Exercise task ::
Pick out all lines in the listing holding the string "matplotlib" and copy them.

Dataset extract ::

■ ■ ■ ■ ■

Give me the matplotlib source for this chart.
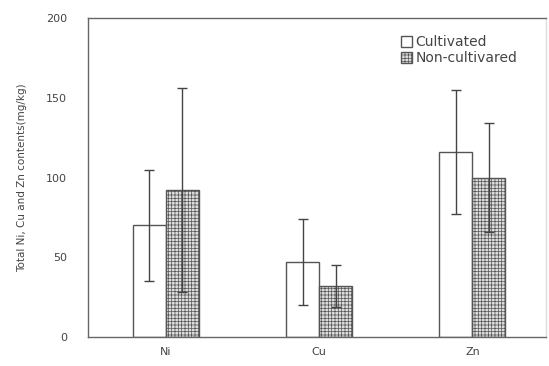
import numpy as np
import matplotlib
matplotlib.use("Agg")
import matplotlib.pyplot as plt
from matplotlib.patches import Patch

plt.rcParams['font.family'] = ['DejaVu Sans']
plt.rcParams['hatch.color'] = '#b0b0b0'
plt.rcParams['hatch.linewidth'] = 0.5

metals = ["Ni", "Cu", "Zn"]
cultivated = [70, 47, 116]
cultivated_sd = [35, 27, 39]
non_cultivated = [92, 32, 100]
non_cultivated_sd = [64, 13, 34]
y_ticks = [0, 50, 100, 150, 200]

edge = "#555555"
fill = "#dcdcdc"
x = np.arange(len(metals))
w = 0.215

fig = plt.figure(figsize=(5.49, 3.66), dpi=100)
ax = fig.add_axes([88 / 549, 1 - 337 / 366, (546 - 88) / 549, (337 - 18) / 366])

ax.bar(x - w / 2, cultivated, w, color="white", edgecolor=edge, linewidth=1.0,
       yerr=cultivated_sd, capsize=3.5,
       error_kw=dict(ecolor="#444444", elinewidth=1.0, capthick=1.0))
ax.bar(x + w / 2, non_cultivated, w, color=fill, edgecolor=edge, linewidth=1.0,
       hatch="+++++", yerr=non_cultivated_sd, capsize=3.5,
       error_kw=dict(ecolor="#444444", elinewidth=1.0, capthick=1.0))

ax.set_xlim(-0.508, 2.48)
ax.set_ylim(0, 200)
ax.set_yticks(y_ticks)
ax.set_xticks(x)
ax.set_xticklabels(metals)
ax.tick_params(axis="both", length=0, labelsize=8, colors="#444444")
ax.tick_params(axis="y", pad=15)
ax.tick_params(axis="x", pad=7)
for s in ax.spines.values():
    s.set_color("#666666")
    s.set_linewidth(1.0)
ax.spines["right"].set_color("#dddddd")

ax.set_ylabel("Total Ni, Cu and Zn contents(mg/kg)", fontsize=7.5, color="#444444",
              labelpad=14)

handles = [Patch(facecolor="white", edgecolor=edge, linewidth=1.0),
           Patch(facecolor=fill, edgecolor=edge, linewidth=1.0, hatch="+++++")]
ax.legend(handles, ["Cultivated", "Non-cultivared"], loc="upper right",
          bbox_to_anchor=(0.965, 0.985), frameon=False, fontsize=10,
          handlelength=0.8, handleheight=0.8, handletextpad=0.25,
          labelspacing=0.15, labelcolor="#444444")

fig.savefig("out.png", dpi=100)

■ ■ ■ ■ ■

In response ::
Give me the matplotlib source for this chart.
import matplotlib
matplotlib.use("Agg")
import matplotlib.pyplot as plt
from matplotlib.patches import Patch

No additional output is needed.